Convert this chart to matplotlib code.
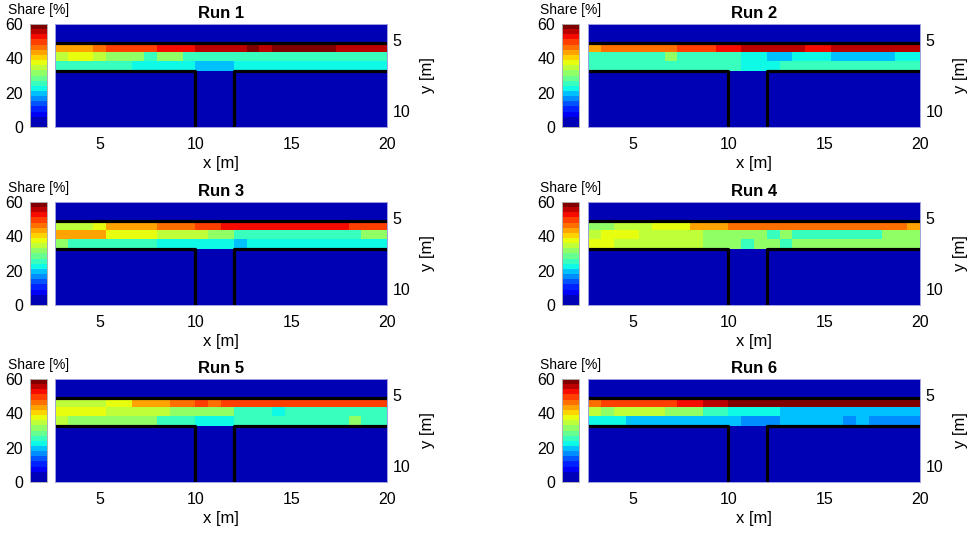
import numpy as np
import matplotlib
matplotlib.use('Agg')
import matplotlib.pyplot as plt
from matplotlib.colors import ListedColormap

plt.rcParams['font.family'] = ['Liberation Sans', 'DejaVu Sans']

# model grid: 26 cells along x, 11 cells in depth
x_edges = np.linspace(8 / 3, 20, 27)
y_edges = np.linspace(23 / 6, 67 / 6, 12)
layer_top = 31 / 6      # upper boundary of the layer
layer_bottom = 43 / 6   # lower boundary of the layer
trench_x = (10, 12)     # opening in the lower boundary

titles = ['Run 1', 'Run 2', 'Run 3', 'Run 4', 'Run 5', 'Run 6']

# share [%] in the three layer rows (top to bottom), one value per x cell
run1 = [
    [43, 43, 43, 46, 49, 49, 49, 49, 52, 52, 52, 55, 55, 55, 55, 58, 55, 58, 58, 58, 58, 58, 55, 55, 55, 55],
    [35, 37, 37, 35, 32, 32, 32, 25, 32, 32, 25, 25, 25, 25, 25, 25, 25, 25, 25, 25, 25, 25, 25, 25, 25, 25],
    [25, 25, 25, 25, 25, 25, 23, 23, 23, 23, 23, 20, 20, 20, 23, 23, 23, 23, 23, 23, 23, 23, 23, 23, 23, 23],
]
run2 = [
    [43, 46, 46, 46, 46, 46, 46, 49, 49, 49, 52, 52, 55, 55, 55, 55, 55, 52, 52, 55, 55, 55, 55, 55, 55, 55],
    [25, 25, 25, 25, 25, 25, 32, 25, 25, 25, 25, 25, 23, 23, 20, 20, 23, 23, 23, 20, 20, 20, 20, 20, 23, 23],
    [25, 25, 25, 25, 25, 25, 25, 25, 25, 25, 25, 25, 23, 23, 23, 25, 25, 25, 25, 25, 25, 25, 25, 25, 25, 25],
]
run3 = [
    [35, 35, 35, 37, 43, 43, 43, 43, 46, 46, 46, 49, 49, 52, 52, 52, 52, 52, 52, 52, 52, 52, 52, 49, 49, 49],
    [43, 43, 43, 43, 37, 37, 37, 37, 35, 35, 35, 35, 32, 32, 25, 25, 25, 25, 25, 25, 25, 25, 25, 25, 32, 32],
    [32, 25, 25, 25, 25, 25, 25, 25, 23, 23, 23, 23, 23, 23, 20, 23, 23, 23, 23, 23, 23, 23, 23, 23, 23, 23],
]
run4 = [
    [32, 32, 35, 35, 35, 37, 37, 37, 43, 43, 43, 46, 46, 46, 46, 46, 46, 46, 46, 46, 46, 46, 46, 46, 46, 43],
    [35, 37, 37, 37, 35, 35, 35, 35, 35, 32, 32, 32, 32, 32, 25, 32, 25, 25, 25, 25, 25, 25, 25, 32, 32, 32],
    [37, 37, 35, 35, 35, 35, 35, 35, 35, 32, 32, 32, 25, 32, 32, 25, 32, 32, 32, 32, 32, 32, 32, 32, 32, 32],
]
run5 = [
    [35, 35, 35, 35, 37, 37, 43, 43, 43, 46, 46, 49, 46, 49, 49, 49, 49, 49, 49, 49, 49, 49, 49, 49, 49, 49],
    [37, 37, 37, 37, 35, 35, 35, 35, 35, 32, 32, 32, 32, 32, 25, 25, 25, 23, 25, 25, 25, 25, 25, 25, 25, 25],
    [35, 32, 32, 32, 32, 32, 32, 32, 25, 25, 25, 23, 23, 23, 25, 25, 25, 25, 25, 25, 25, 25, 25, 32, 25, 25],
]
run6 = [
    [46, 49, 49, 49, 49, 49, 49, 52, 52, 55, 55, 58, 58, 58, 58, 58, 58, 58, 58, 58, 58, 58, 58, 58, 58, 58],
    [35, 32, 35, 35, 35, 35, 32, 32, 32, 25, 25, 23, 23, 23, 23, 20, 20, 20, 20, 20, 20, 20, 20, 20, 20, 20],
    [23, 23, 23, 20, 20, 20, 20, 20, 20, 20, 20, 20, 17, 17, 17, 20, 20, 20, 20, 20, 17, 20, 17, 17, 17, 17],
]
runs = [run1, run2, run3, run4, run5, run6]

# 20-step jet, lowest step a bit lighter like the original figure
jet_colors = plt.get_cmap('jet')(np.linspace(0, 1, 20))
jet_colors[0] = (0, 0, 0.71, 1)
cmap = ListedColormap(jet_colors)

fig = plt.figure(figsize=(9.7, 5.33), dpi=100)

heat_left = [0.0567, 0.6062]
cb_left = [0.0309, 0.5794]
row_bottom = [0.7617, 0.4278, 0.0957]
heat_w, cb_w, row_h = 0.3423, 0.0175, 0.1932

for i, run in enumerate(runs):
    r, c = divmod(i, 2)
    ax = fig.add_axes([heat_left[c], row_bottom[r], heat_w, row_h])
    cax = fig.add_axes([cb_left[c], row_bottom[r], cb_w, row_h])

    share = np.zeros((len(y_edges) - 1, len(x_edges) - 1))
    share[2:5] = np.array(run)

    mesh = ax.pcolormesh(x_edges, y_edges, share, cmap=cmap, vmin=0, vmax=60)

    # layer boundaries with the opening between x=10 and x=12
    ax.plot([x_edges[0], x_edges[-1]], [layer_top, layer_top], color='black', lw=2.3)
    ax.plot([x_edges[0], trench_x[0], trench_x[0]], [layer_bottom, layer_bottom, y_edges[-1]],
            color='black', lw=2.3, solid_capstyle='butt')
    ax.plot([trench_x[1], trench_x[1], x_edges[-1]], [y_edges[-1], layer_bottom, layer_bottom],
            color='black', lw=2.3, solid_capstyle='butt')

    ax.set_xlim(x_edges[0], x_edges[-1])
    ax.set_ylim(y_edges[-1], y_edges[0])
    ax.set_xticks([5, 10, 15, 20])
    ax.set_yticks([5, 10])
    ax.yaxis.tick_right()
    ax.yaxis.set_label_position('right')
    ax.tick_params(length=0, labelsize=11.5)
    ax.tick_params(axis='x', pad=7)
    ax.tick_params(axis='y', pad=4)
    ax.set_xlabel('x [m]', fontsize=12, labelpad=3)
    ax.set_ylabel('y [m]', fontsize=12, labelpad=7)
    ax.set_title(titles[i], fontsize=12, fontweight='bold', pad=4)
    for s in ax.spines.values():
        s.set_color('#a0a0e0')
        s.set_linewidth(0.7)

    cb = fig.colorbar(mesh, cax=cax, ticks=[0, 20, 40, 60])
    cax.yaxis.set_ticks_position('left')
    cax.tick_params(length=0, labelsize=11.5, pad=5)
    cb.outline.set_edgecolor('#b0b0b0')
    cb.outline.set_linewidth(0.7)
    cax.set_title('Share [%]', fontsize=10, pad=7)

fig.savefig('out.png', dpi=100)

○ ○ ○ ○

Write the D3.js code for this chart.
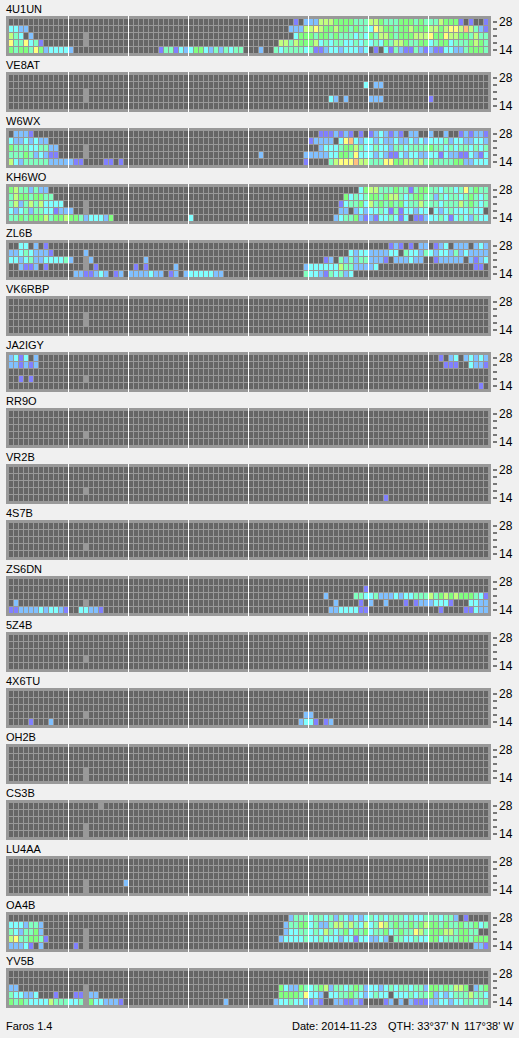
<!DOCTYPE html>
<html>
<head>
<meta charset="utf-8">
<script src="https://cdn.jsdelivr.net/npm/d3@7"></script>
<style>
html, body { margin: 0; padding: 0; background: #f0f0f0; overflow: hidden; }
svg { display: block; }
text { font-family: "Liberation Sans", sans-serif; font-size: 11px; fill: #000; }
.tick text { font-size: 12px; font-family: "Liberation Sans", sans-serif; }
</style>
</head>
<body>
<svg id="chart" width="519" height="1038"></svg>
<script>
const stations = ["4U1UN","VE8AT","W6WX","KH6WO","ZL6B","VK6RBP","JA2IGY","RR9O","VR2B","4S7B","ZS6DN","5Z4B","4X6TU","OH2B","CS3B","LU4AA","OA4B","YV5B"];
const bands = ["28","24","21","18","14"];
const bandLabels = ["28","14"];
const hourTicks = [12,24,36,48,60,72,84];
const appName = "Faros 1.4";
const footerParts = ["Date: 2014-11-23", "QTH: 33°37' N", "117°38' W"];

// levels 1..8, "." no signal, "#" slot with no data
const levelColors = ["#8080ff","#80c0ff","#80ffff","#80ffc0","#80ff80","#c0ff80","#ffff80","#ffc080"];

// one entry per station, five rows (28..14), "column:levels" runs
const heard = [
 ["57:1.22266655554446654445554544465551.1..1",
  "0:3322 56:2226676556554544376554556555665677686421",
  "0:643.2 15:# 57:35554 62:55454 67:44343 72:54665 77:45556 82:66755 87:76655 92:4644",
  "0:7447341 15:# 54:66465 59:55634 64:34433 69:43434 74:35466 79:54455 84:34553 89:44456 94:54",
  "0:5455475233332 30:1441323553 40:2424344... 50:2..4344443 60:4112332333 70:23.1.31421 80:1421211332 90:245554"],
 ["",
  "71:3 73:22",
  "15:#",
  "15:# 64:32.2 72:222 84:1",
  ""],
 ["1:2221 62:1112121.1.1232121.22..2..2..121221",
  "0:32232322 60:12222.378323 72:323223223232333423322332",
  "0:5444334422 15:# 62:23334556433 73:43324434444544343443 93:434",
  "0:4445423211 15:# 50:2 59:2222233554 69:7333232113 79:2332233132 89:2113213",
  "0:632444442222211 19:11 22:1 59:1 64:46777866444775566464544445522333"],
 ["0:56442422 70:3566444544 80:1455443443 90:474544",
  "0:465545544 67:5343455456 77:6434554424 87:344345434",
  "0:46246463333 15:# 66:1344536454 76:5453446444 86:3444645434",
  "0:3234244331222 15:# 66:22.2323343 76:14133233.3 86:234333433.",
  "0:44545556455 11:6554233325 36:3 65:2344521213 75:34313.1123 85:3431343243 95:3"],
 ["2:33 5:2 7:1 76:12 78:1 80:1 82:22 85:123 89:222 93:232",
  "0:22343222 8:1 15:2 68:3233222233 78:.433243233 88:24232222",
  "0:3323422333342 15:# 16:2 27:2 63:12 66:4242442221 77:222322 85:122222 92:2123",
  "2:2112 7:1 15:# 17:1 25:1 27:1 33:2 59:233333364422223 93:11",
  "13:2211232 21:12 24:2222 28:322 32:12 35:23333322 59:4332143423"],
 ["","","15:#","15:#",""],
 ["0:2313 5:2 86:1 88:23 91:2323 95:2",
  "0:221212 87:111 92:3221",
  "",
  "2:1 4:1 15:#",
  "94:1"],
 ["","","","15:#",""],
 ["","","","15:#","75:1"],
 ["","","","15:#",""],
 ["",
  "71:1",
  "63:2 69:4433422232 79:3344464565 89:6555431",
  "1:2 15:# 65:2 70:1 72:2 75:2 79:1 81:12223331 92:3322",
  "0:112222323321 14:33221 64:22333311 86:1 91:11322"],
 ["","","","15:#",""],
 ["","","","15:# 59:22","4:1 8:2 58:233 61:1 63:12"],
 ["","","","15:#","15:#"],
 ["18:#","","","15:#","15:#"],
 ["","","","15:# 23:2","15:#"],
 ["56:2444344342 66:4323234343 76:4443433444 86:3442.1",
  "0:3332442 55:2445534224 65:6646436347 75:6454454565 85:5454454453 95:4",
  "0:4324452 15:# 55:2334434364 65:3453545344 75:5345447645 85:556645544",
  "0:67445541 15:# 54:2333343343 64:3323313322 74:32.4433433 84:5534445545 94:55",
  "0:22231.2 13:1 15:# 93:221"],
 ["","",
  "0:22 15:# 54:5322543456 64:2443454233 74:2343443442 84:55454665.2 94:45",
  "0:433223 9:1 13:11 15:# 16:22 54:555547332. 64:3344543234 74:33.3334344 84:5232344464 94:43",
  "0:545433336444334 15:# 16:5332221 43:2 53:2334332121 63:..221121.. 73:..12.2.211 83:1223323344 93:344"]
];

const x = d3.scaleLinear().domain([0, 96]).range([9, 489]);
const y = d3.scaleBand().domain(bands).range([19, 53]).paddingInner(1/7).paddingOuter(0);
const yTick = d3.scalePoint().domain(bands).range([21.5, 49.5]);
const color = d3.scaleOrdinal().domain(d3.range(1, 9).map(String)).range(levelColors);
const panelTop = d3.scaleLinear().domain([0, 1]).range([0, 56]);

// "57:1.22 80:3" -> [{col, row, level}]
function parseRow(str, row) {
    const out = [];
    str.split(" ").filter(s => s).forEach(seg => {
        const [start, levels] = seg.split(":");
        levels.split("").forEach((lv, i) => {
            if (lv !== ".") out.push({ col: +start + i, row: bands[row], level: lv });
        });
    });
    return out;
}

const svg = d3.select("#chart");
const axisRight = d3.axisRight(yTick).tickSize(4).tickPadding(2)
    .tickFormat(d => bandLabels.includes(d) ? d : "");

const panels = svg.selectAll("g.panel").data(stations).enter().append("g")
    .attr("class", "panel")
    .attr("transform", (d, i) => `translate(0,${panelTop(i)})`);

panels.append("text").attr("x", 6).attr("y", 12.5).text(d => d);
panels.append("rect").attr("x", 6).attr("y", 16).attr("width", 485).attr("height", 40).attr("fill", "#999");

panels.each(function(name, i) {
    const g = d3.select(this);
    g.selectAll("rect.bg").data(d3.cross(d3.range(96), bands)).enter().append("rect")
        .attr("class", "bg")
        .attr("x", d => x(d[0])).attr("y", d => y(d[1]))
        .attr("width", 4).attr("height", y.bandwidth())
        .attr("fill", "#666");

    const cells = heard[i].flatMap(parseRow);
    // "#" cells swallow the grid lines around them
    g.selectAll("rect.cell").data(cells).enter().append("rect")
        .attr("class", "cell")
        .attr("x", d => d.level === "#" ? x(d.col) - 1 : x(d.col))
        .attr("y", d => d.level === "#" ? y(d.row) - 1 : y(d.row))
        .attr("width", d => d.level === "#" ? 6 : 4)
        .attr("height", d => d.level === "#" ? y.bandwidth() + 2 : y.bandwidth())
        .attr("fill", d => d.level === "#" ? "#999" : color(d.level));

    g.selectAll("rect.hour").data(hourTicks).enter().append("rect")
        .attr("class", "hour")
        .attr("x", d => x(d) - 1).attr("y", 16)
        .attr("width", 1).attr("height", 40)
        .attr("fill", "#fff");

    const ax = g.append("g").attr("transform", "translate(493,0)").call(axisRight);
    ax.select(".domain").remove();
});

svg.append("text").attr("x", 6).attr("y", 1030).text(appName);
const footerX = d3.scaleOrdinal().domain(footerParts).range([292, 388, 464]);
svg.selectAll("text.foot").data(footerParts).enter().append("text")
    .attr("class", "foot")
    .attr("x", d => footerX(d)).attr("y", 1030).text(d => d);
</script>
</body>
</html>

○ ○ ○ ○

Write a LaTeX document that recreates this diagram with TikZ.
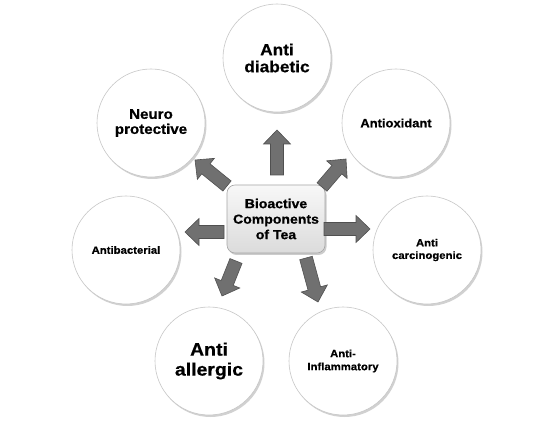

○ ○ ○ ○

Print everything from the line with "Convert this chart to matplotlib code." down to the line with "plt.rcParams['font.family'] = ['Liberation" in the entries above, both lines included and nothing more, without the pictures.

* **Full solution**:
Convert this chart to matplotlib code.
import numpy as np
import matplotlib
matplotlib.use('Agg')
import matplotlib.pyplot as plt
from matplotlib.colors import ListedColormap

plt.rcParams['font.family'] = ['Liberation Sans', 'DejaVu Sans']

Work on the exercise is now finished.